Another caveat is that regulations are only as good as the people who enforce them. Holding lashings of capital might give investors and some depositors greater comfort, but safety and soundness depends on bank examiners and monitors doing their jobs effectively. Recent bank failures showed that’s not happening. The Fed and FDIC are plagued by tech shortfalls, fractured reporting lines and stodgy processes that meant obvious problems at vulnerable banks failed to trigger timely action.

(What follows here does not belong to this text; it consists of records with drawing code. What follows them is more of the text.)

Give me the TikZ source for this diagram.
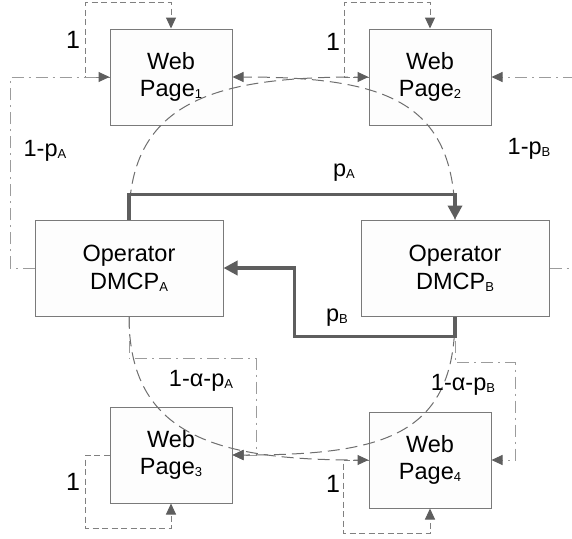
\documentclass[tikz,border=0pt]{standalone}
\usepackage{fontspec}
\setmainfont{Liberation Sans}
\usetikzlibrary{arrows.meta,calc}

\definecolor{boxline}{HTML}{7A7A7A}
\definecolor{boxfill}{HTML}{FDFDFD}
\definecolor{tipgray}{HTML}{5E5E5E}
\definecolor{arcgray}{HTML}{6E6E6E}
\definecolor{loopgray}{HTML}{808080}
\definecolor{dotgray}{HTML}{9C9C9C}

% small lowered index, as used in all labels
\newcommand{\ix}[1]{\raisebox{-2pt}{\fontsize{13}{13}\selectfont #1}}

\tikzset{
  pagebox/.style={draw=boxline, fill=boxfill, line width=1pt, rectangle,
    minimum width=122pt, minimum height=96pt, inner sep=0pt, align=center,
    font=\fontsize{23.5}{27.8}\selectfont},
  opbox/.style={pagebox, minimum width=188pt},
  lbl/.style={font=\fontsize{23.5}{27}\selectfont, inner sep=0pt},
  onelbl/.style={font=\fontsize{25}{30}\selectfont, inner sep=0pt},
  tip/.style={-{Triangle[length=11pt,width=10pt,color=tipgray]}},
  bigtip/.style={-{Triangle[length=14pt,width=14pt,color=tipgray]}},
  heavy/.style={draw=tipgray, line width=3.6pt, bigtip},
  arcline/.style={draw=arcgray, line width=1pt, dash pattern=on 12pt off 6pt, tip},
  selfloop/.style={draw=loopgray, line width=1pt, dash pattern=on 6pt off 3.5pt, tip},
  dashdotline/.style={draw=dotgray, line width=1pt, dash pattern=on 12pt off 5pt on 2pt off 5pt, tip},
}

\begin{document}
\begin{tikzpicture}[x=1pt, y=-1pt]
\useasboundingbox (0,0) rectangle (572,538);
\clip (0,0) rectangle (572,538);

% pages and operators
\node[pagebox] (wp1) at (171,77)  {Web\\Page\ix{1}};
\node[pagebox] (wp2) at (430,77)  {Web\\Page\ix{2}};
\node[opbox]   (opA) at (129,268) {Operator\\DMCP\ix{A}};
\node[opbox]   (opB) at (455,268) {Operator\\DMCP\ix{B}};
\node[pagebox] (wp3) at (171,455) {Web\\Page\ix{3}};
\node[pagebox] (wp4) at (430,460) {Web\\Page\ix{4}};

% self loops of the pages
\draw[selfloop] (wp1.west) -- ++(-24,0) |- ($(wp1.north)+(0,-26)$) -- (wp1.north);
\draw[selfloop] (wp2.west) -- ++(-24,0) |- ($(wp2.north)+(0,-26)$) -- (wp2.north);
\draw[selfloop] (wp3.west) -- ++(-24,0) |- ($(wp3.south)+(0,25)$) -- (wp3.south);
\draw[selfloop] (wp4.west) -- ++(-25,0) |- ($(wp4.south)+(0,25)$) -- (wp4.south);

% operator to own pages
\draw[dashdotline] (opA.west) -- ++(-24,0) |- (wp1.west);
\draw[dashdotline] (opB.east) -- ++(25,0) |- (wp2.east);
\draw[dashdotline] (opA.south) |- ++(127,42) |- (wp3.east);
\draw[dashdotline] (opB.south) |- ++(60,46) |- (wp4.east);

% crossing curves to the other operator's pages
\draw[arcline] (opA.north) .. controls +(0,-120) and +(-150,0) .. (wp2.west);
\draw[arcline] (opB.north) .. controls +(0,-120) and +(150,0) .. (wp1.east);
\draw[arcline] (opA.south) .. controls +(0,120) and +(-150,0) .. (wp4.west);
\draw[arcline] (opB.south) .. controls +(0,120) and +(150,0) .. (wp3.east);

% transfers between the operators
\draw[heavy] (opA.north) -- ++(0,-25) -| (opB.north);
\draw[heavy] (opB.south) -- ++(0,20) -| ($(opA.east)+(71,0)$) -- (opA.east);

% labels
\node[onelbl] (l1) at (73,40)  {1};
\node[onelbl] (l2) at (333,42) {1};
\node[onelbl] (l3) at (73,482) {1};
\node[onelbl] (l4) at (333,484) {1};
\node[lbl] (qa) at (45,151)  {1-p\ix{A}};
\node[lbl] (qb) at (529,149) {1-p\ix{B}};
\node[lbl] (pa) at (344,173) {p\ix{A}};
\node[lbl] (pb) at (337,318) {p\ix{B}};
\node[lbl] (ra) at (201,381) {1-α-p\ix{A}};
\node[lbl] (rb) at (463,385) {1-α-p\ix{B}};
\end{tikzpicture}
\end{document}
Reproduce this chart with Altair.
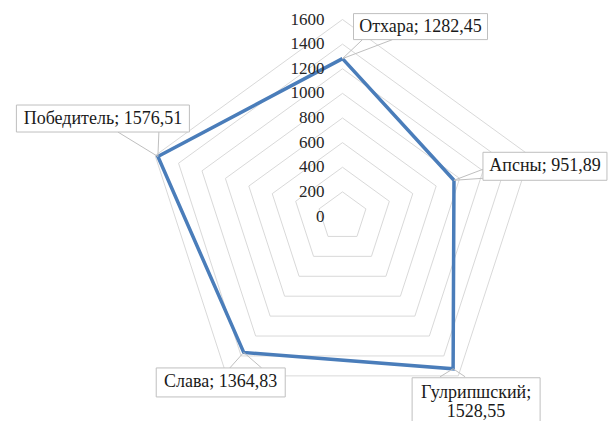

Step back, and it’s worth asking whether global harmony in banking rules is worth the considerable effort and paperwork. Sure, it’s helpful if cross-border rivals are required to calculate the riskiness of their assets in similar ways. But their safety depends on other factors, such as whether the central bank props up markets when things get tough, as the Fed does, or governments share losses when banks fail, as the Swiss government did recently with Credit Suisse. The fact is, though, that regulators tend to want more regulation. No wonder each test just brings more stress.

Context News

The biggest U.S. banks all passed annual stress tests administered by the Federal Reserve, the central bank said on June 28. In a simulation of a “severely adverse” scenario of global recession, the 23 lenders would have lost $541 billion, but all of their capital ratios would have nonetheless remained above the regulatory minimum. U.S. banks are awaiting a proposal from their regulators to revamp capital rules, expected in July. Part of the reforms agreed by the Basel Committee in December 2017, the new rules are often referred to as “Basel IV” or the “Basel endgame.” The rules would be unlikely to be finalized until mid-2024, Federal Deposit Insurance Corporation Chairman Martin Gruenberg said on June 22. Gruenberg said regulators were considering expanding the reach of a stricter set of capital rules to include banks with over $100 billion in assets. Federal Reserve Chair Jay Powell gave a similar message to Congress later that day, though he said the bulk of the capital reforms would apply to the biggest firms.